Return the material exactly, first line through the line containing "const yTicks = [0, 2, 4, 6, 8]", and nothing more. Pictures stay out.

++++ AVAILABLE DATA

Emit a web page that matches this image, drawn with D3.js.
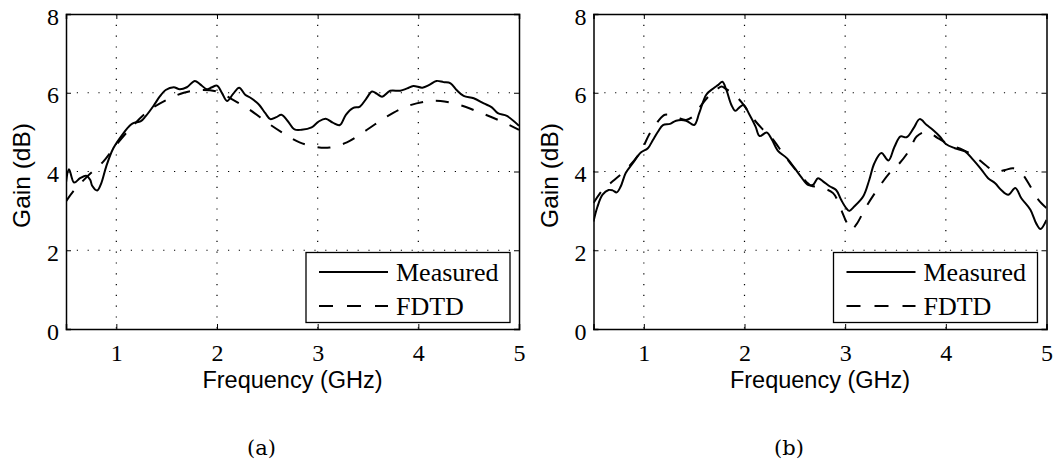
<!DOCTYPE html>
<html>
<head>
<meta charset="utf-8">
<script src="https://cdn.jsdelivr.net/npm/d3@7"></script>
<style>
  body { margin: 0; background: #fff; }
  svg { display: block; }
</style>
</head>
<body>
<div id="chart"></div>
<script>
// ticks
const xTicks = [1, 2, 3, 4, 5]
const yTicks = [0, 2, 4, 6, 8]

// panel (a) measured
const measFreqA = [0.5, 0.53, 0.58, 0.64, 0.70, 0.74, 0.76, 0.81, 0.85, 0.90, 0.97, 1.07, 1.14, 1.18, 1.24, 1.29, 1.37, 1.43, 1.49, 1.57, 1.63, 1.70, 1.78, 1.83, 1.90, 1.95, 2.00, 2.05, 2.10, 2.16, 2.22, 2.28, 2.34, 2.42, 2.48, 2.53, 2.59, 2.64, 2.70, 2.77, 2.84, 2.94, 3.01, 3.08, 3.15, 3.22, 3.28, 3.35, 3.42, 3.48, 3.54, 3.59, 3.64, 3.72, 3.82, 3.89, 3.95, 4.04, 4.11, 4.18, 4.25, 4.32, 4.38, 4.45, 4.55, 4.65, 4.73, 4.79, 4.88, 5.0]
const measGainA = [3.72, 4.06, 3.72, 3.83, 3.89, 3.79, 3.64, 3.52, 3.70, 4.13, 4.59, 4.97, 5.18, 5.24, 5.27, 5.40, 5.67, 5.90, 6.07, 6.14, 6.09, 6.14, 6.30, 6.22, 6.09, 6.14, 6.18, 5.99, 5.79, 5.97, 6.13, 5.95, 5.86, 5.69, 5.48, 5.33, 5.38, 5.44, 5.29, 5.07, 5.06, 5.12, 5.27, 5.34, 5.24, 5.18, 5.44, 5.61, 5.65, 5.84, 6.03, 5.97, 5.90, 6.05, 6.05, 6.11, 6.17, 6.13, 6.20, 6.30, 6.27, 6.24, 6.07, 5.92, 5.86, 5.73, 5.63, 5.48, 5.41, 5.16]

// panel (a) FDTD
const fdtdFreqA = [0.5, 0.57, 0.71, 0.87, 1.0, 1.17, 1.33, 1.5, 1.67, 1.83, 2.0, 2.16, 2.33, 2.5, 2.66, 2.82, 2.99, 3.12, 3.29, 3.49, 3.69, 3.88, 4.08, 4.22, 4.41, 4.61, 4.81, 5.0]
const fdtdGainA = [3.24, 3.49, 3.87, 4.25, 4.68, 5.18, 5.56, 5.82, 6.0, 6.07, 6.03, 5.82, 5.56, 5.24, 4.97, 4.74, 4.62, 4.61, 4.74, 5.06, 5.40, 5.65, 5.78, 5.79, 5.69, 5.50, 5.29, 5.06]

// panel (b) measured
const measFreqB = [0.5, 0.54, 0.59, 0.65, 0.69, 0.73, 0.77, 0.82, 0.89, 0.97, 1.04, 1.09, 1.14, 1.19, 1.26, 1.32, 1.42, 1.50, 1.55, 1.62, 1.69, 1.74, 1.78, 1.82, 1.87, 1.91, 1.95, 1.99, 2.05, 2.11, 2.15, 2.22, 2.27, 2.33, 2.42, 2.50, 2.56, 2.63, 2.68, 2.73, 2.78, 2.85, 2.91, 2.96, 3.01, 3.04, 3.09, 3.18, 3.24, 3.29, 3.36, 3.43, 3.49, 3.55, 3.61, 3.68, 3.74, 3.81, 3.87, 3.94, 4.0, 4.09, 4.19, 4.27, 4.35, 4.42, 4.49, 4.55, 4.62, 4.69, 4.75, 4.84, 4.90, 4.94, 5.0]
const measGainB = [2.73, 3.11, 3.41, 3.53, 3.52, 3.47, 3.62, 3.96, 4.21, 4.48, 4.59, 4.80, 5.01, 5.18, 5.21, 5.29, 5.29, 5.18, 5.48, 5.95, 6.11, 6.20, 6.28, 6.07, 5.69, 5.54, 5.63, 5.69, 5.44, 5.14, 4.90, 4.99, 4.82, 4.53, 4.34, 4.08, 3.87, 3.66, 3.66, 3.83, 3.75, 3.62, 3.53, 3.28, 3.07, 3.00, 3.11, 3.37, 3.79, 4.21, 4.47, 4.28, 4.63, 4.89, 4.87, 5.10, 5.33, 5.18, 5.06, 4.89, 4.70, 4.59, 4.51, 4.30, 4.06, 3.83, 3.70, 3.53, 3.41, 3.58, 3.32, 3.03, 2.67, 2.54, 2.77]

// panel (b) FDTD
const fdtdFreqB = [0.5, 0.59, 0.69, 0.82, 0.96, 1.06, 1.14, 1.21, 1.32, 1.42, 1.49, 1.55, 1.64, 1.72, 1.77, 1.82, 1.90, 1.98, 2.07, 2.17, 2.27, 2.38, 2.48, 2.58, 2.66, 2.75, 2.88, 2.96, 3.01, 3.06, 3.11, 3.21, 3.33, 3.44, 3.54, 3.64, 3.71, 3.81, 3.92, 4.04, 4.17, 4.29, 4.39, 4.49, 4.59, 4.67, 4.75, 4.84, 4.92, 5.0]
const fdtdGainB = [3.20, 3.53, 3.75, 4.04, 4.47, 4.97, 5.27, 5.44, 5.38, 5.31, 5.40, 5.61, 5.90, 6.07, 6.16, 6.09, 5.95, 5.73, 5.40, 5.10, 4.85, 4.47, 4.13, 3.83, 3.64, 3.60, 3.45, 3.03, 2.73, 2.52, 2.65, 3.11, 3.58, 3.96, 4.21, 4.55, 4.89, 5.01, 4.85, 4.68, 4.55, 4.38, 4.17, 4.00, 4.04, 4.08, 3.96, 3.62, 3.28, 3.07]

const seriesNames = ['Measured', 'FDTD']

const width = 1055
const height = 468

const svg = d3.select('#chart')
    .append('svg')
    .attr('width', width)
    .attr('height', height)

function drawPanel(opts){
    const {left, right, top, bottom, letter, measF, measG, fdtdF, fdtdG} = opts

    const xScale = d3.scaleLinear().domain([0.5, 5]).range([left, right])
    const yScale = d3.scaleLinear().domain([0, 8]).range([bottom, top])

    const g = svg.append('g')
    const clipId = 'clip-' + letter
    g.append('clipPath').attr('id', clipId)
        .append('rect')
        .attr('x', left).attr('y', top)
        .attr('width', right - left).attr('height', bottom - top)

    // grid
    const grid = g.append('g')
        .attr('stroke', '#000')
        .attr('stroke-width', 1.2)
        .attr('stroke-dasharray', '1.2,9.6')
    grid.selectAll('.gx')
        .data(xTicks.filter(d => d < 5))
        .join('line')
        .attr('x1', d => xScale(d)).attr('x2', d => xScale(d))
        .attr('y1', top).attr('y2', bottom)
    grid.selectAll('.gy')
        .data(yTicks.filter(d => d > 0 && d < 8))
        .join('line')
        .attr('x1', left).attr('x2', right)
        .attr('y1', d => yScale(d)).attr('y2', d => yScale(d))

    // curves
    const line = d3.line()
        .x(d => xScale(d[0]))
        .y(d => yScale(d[1]))
        .curve(d3.curveCatmullRom.alpha(0.5))

    const curves = g.append('g').attr('clip-path', `url(#${clipId})`)
    curves.append('path')
        .datum(fdtdF.map((f, i) => [f, fdtdG[i]]))
        .attr('d', line)
        .attr('fill', 'none')
        .attr('stroke', '#000')
        .attr('stroke-width', 2)
        .attr('stroke-dasharray', '13,13')
    curves.append('path')
        .datum(measF.map((f, i) => [f, measG[i]]))
        .attr('d', line)
        .attr('fill', 'none')
        .attr('stroke', '#000')
        .attr('stroke-width', 2)

    // axes (box with inward ticks)
    const tickLen = 5
    const axisG = g.append('g')

    const bottomAxis = axisG.append('g')
        .attr('transform', `translate(0,${bottom})`)
        .call(d3.axisBottom(xScale).tickValues(xTicks).tickSize(-tickLen).tickFormat(d3.format('d')))
    const leftAxis = axisG.append('g')
        .attr('transform', `translate(${left},0)`)
        .call(d3.axisLeft(yScale).tickValues(yTicks).tickSize(-tickLen).tickFormat(d3.format('d')))
    axisG.append('g')
        .attr('transform', `translate(0,${top})`)
        .call(d3.axisTop(xScale).tickValues(xTicks).tickSize(-tickLen).tickFormat(''))
    axisG.append('g')
        .attr('transform', `translate(${right},0)`)
        .call(d3.axisRight(yScale).tickValues(yTicks).tickSize(-tickLen).tickFormat(''))

    axisG.selectAll('.domain').attr('stroke', '#000').attr('stroke-width', 1.5)
    axisG.selectAll('.tick line').attr('stroke', '#000').attr('stroke-width', 1)
    axisG.selectAll('.tick text')
        .attr('fill', '#000')
        .attr('font-family', '"Liberation Serif", "Times New Roman", serif')
        .attr('font-size', 24)
    bottomAxis.selectAll('.tick text').attr('dy', null).attr('y', 32)
    leftAxis.selectAll('.tick text').attr('dy', null).attr('x', -7).attr('y', 10)

    // axis labels
    g.append('text')
        .attr('x', (left + right) / 2)
        .attr('y', 388)
        .attr('text-anchor', 'middle')
        .attr('font-family', '"Liberation Sans", Arial, sans-serif')
        .attr('font-size', 23.5)
        .text('Frequency (GHz)')
    g.append('text')
        .attr('transform', `translate(${left - 36},${(top + bottom) / 2 + 4}) rotate(-90)`)
        .attr('text-anchor', 'middle')
        .attr('font-family', '"Liberation Sans", Arial, sans-serif')
        .attr('font-size', 24.5)
        .text('Gain (dB)')

    // legend
    const lx0 = right - 213
    const lx1 = right - 9
    const legend = g.append('g')
    legend.append('rect')
        .attr('x', lx0).attr('y', 252.5)
        .attr('width', lx1 - lx0).attr('height', 70)
        .attr('fill', '#fff')
        .attr('stroke', '#000')
        .attr('stroke-width', 1.3)
    const rows = [272, 306]
    seriesNames.forEach((name, i) => {
        legend.append('line')
            .attr('x1', lx0 + 13).attr('x2', lx0 + 82)
            .attr('y1', rows[i]).attr('y2', rows[i])
            .attr('stroke', '#000')
            .attr('stroke-width', 2)
            .attr('stroke-dasharray', i === 1 ? '14,14' : null)
        legend.append('text')
            .attr('x', lx0 + 90)
            .attr('y', rows[i] + 9)
            .attr('font-family', '"Liberation Serif", "Times New Roman", serif')
            .attr('font-size', 26)
            .text(name)
    })

    // panel letter
    g.append('text')
        .attr('x', (left + right) / 2 - 31)
        .attr('y', 455)
        .attr('text-anchor', 'middle')
        .attr('font-family', '"DejaVu Serif", serif')
        .attr('font-size', 21)
        .text(`(${letter})`)
}

drawPanel({left: 66, right: 519, top: 14, bottom: 329, letter: 'a',
    measF: measFreqA, measG: measGainA, fdtdF: fdtdFreqA, fdtdG: fdtdGainA})
drawPanel({left: 593.5, right: 1046.5, top: 14, bottom: 329, letter: 'b',
    measF: measFreqB, measG: measGainB, fdtdF: fdtdFreqB, fdtdG: fdtdGainB})
</script>
</body>
</html>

++++++++

SOLUTION:
Emit a web page that matches this image, drawn with D3.js.
<!DOCTYPE html>
<html>
<head>
<meta charset="utf-8">
<script src="https://cdn.jsdelivr.net/npm/d3@7"></script>
<style>
  body { margin: 0; background: #fff; }
  svg { display: block; }
</style>
</head>
<body>
<div id="chart"></div>
<script>
// ticks
const xTicks = [1, 2, 3, 4, 5]
const yTicks = [0, 2, 4, 6, 8]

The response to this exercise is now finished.